In two remarkable images in London, BL MS Harley 4431, the manuscript Christine de Pizan produced between 1410 and 1415 for Queen Isabeau of Bavaria, wife of the French king Charles VI, Christine depicts two circles of women readers: one real and one ideal.
Although Christine de Pizan often describes herself as a solitary reader, in the frontispiece to Harley 4431, fol. 3r, we see her in the Queen's bedchamber, kneeling in a deeply respectful attitude before her intended readers, Isabeau of France and her circle of six ladies, whose relative status is indicated by their position, size, coifs, and the degree of luxury of their clothing (fig. 1).
The Queen's chamber itself is fully depicted, from the red and green rafters that frame the gold barrel-vaulted ceiling to the wall-hangings of tapestries adorned with the royal fleur de lys, to the open windows where lattices show sunlight and suggest a breeze, to the heraldic bedcover and tester of the splendid bed to the right, and finally to the figured carpet that lies along the lower margin of the image.

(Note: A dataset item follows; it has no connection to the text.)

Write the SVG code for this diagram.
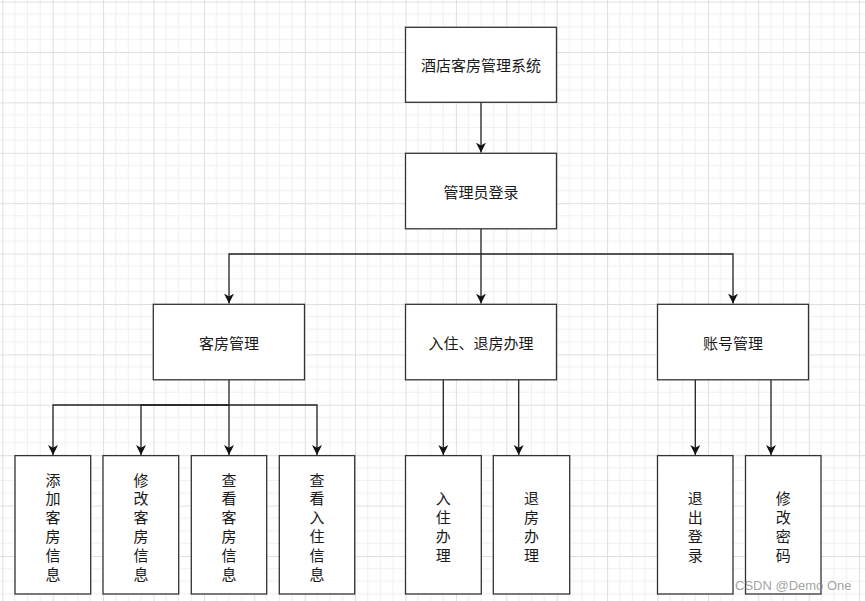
<svg xmlns="http://www.w3.org/2000/svg" width="865" height="601" viewBox="0 0 865 601">
<style>
.box{fill:#fff;stroke:#333;stroke-width:1.3}
.lbl{font-family:"Noto Sans CJK SC","Noto Sans",sans-serif;font-size:15px;fill:#1a1a1a;text-anchor:middle;dominant-baseline:central}
.con{fill:none;stroke:#222;stroke-width:1.3}
</style>
<defs>
<pattern id="grid" x="2.3" y="1.6" width="50.4" height="50.4" patternUnits="userSpaceOnUse">
<path d="M12.6 0V50.4M25.2 0V50.4M37.8 0V50.4M0 12.6H50.4M0 25.2H50.4M0 37.8H50.4" stroke="#f0f0f0" stroke-width="1" fill="none"/>
<path d="M0.5 0V50.4M0 0.5H50.4" stroke="#dedede" stroke-width="1" fill="none"/>
</pattern>
<marker id="arr" viewBox="0 0 10 10" refX="10" refY="5" markerWidth="10" markerHeight="10.5" markerUnits="userSpaceOnUse" orient="auto">
<path d="M0 0L10 5L0 10L2.8 5Z" fill="#111"/>
</marker>
</defs>
<rect width="865" height="601" fill="#fff"/>
<rect width="865" height="601" fill="url(#grid)"/>

<g id="connectors">
<path class="con" marker-end="url(#arr)" d="M481 102V152.6"/>
<path class="con" marker-end="url(#arr)" d="M481 229V303.6"/>
<path class="con" marker-end="url(#arr)" d="M481 254H229V303.6"/>
<path class="con" marker-end="url(#arr)" d="M481 254H733V303.6"/>
<path class="con" marker-end="url(#arr)" d="M229 379.5V455"/>
<path class="con" marker-end="url(#arr)" d="M229 405H53V455"/>
<path class="con" marker-end="url(#arr)" d="M229 405H141V455"/>
<path class="con" marker-end="url(#arr)" d="M229 405H317V455"/>
<path class="con" marker-end="url(#arr)" d="M443.3 379.5V455"/>
<path class="con" marker-end="url(#arr)" d="M518.7 379.5V455"/>
<path class="con" marker-end="url(#arr)" d="M695.3 379.5V455"/>
<path class="con" marker-end="url(#arr)" d="M771 379.5V455"/>
</g>

<g id="n-system"><rect class="box" x="405.5" y="27.3" width="151" height="75"/><text class="lbl" x="481" y="64.8">酒店客房管理系统</text></g>
<g id="n-login"><rect class="box" x="405.5" y="153.3" width="151" height="75.5"/><text class="lbl" x="481" y="191">管理员登录</text></g>
<g id="n-room"><rect class="box" x="153.3" y="304.3" width="151.2" height="75.5"/><text class="lbl" x="229" y="342">客房管理</text></g>
<g id="n-checkin"><rect class="box" x="405.5" y="304.3" width="151" height="75.5"/><text class="lbl" x="481" y="342">入住、退房办理</text></g>
<g id="n-account"><rect class="box" x="657.5" y="304.3" width="151" height="75.5"/><text class="lbl" x="733" y="342">账号管理</text></g>

<g id="n-add"><rect class="box" x="15" y="455.6" width="75.7" height="138.4"/>
<text class="lbl" x="53"><tspan x="53" y="478.5">添</tspan><tspan x="53" y="497.3">加</tspan><tspan x="53" y="516.1">客</tspan><tspan x="53" y="534.9">房</tspan><tspan x="53" y="553.7">信</tspan><tspan x="53" y="572.5">息</tspan></text></g>
<g id="n-edit"><rect class="box" x="103" y="455.6" width="75.7" height="138.4"/>
<text class="lbl" x="141"><tspan x="141" y="478.5">修</tspan><tspan x="141" y="497.3">改</tspan><tspan x="141" y="516.1">客</tspan><tspan x="141" y="534.9">房</tspan><tspan x="141" y="553.7">信</tspan><tspan x="141" y="572.5">息</tspan></text></g>
<g id="n-view"><rect class="box" x="191.3" y="455.6" width="75.4" height="138.4"/>
<text class="lbl" x="229"><tspan x="229" y="478.5">查</tspan><tspan x="229" y="497.3">看</tspan><tspan x="229" y="516.1">客</tspan><tspan x="229" y="534.9">房</tspan><tspan x="229" y="553.7">信</tspan><tspan x="229" y="572.5">息</tspan></text></g>
<g id="n-viewin"><rect class="box" x="279.3" y="455.6" width="75.4" height="138.4"/>
<text class="lbl" x="317"><tspan x="317" y="478.5">查</tspan><tspan x="317" y="497.3">看</tspan><tspan x="317" y="516.1">入</tspan><tspan x="317" y="534.9">住</tspan><tspan x="317" y="553.7">信</tspan><tspan x="317" y="572.5">息</tspan></text></g>

<g id="n-in"><rect class="box" x="405.5" y="455.6" width="75.8" height="138.4"/>
<text class="lbl" x="443.3"><tspan x="443.3" y="497.3">入</tspan><tspan x="443.3" y="516.1">住</tspan><tspan x="443.3" y="534.9">办</tspan><tspan x="443.3" y="553.7">理</tspan></text></g>
<g id="n-out"><rect class="box" x="493.3" y="455.6" width="76.4" height="138.4"/>
<text class="lbl" x="531.5"><tspan x="531.5" y="497.3">退</tspan><tspan x="531.5" y="516.1">房</tspan><tspan x="531.5" y="534.9">办</tspan><tspan x="531.5" y="553.7">理</tspan></text></g>

<g id="n-logout"><rect class="box" x="657.5" y="455.6" width="75.5" height="138.4"/>
<text class="lbl" x="695.3"><tspan x="695.3" y="497.3">退</tspan><tspan x="695.3" y="516.1">出</tspan><tspan x="695.3" y="534.9">登</tspan><tspan x="695.3" y="553.7">录</tspan></text></g>
<g id="n-pwd"><rect class="box" x="745.5" y="455.6" width="75.5" height="138.4"/>
<text class="lbl" x="783.3"><tspan x="783.3" y="497.3">修</tspan><tspan x="783.3" y="516.1">改</tspan><tspan x="783.3" y="534.9">密</tspan><tspan x="783.3" y="553.7">码</tspan></text></g>

<text x="735" y="590" font-family="Liberation Sans, Arial, sans-serif" font-size="13" fill="#8a8a8a" fill-opacity="0.8">CSDN @Demo One</text>
</svg>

Reading has not yet begun in the frontispiece. In the center foreground, Christine is recognizable in her “uniform,” a blue houppelande [long gown]and white cornette [two-horned headdress]. She holds out her large, gilt-edged book whose clasps hold a richly decorated velvet binding. Before her, the Queen, wearing a crown-like bourrelet [a padded, heart-shaped headdress] and an embroidered houppelande with flowing, ermine-lined sleeves, is seated on a long couch, her little dog perched on its arm. A greyhound, lying to the lower right with his muzzle on his front paws, completes the atmosphere of quiet stillness. The moment is important. the ceremony of book presentation is fully realized, yet intimate. Reading has begun in the second image under consideration (fig. 2), an illustration of chapter 23 of Christine's Epistre Othea copied in Harley 4431,4 a book-length letter of moral advice and spiritual teachings for knights, addressed to the young prince Hector of Troy. Against the richly diapered background of a space that is both more abstract and even more exalted than that of the frontispiece, the goddess Diana leans comfortably over her cloud as she reads with seven women.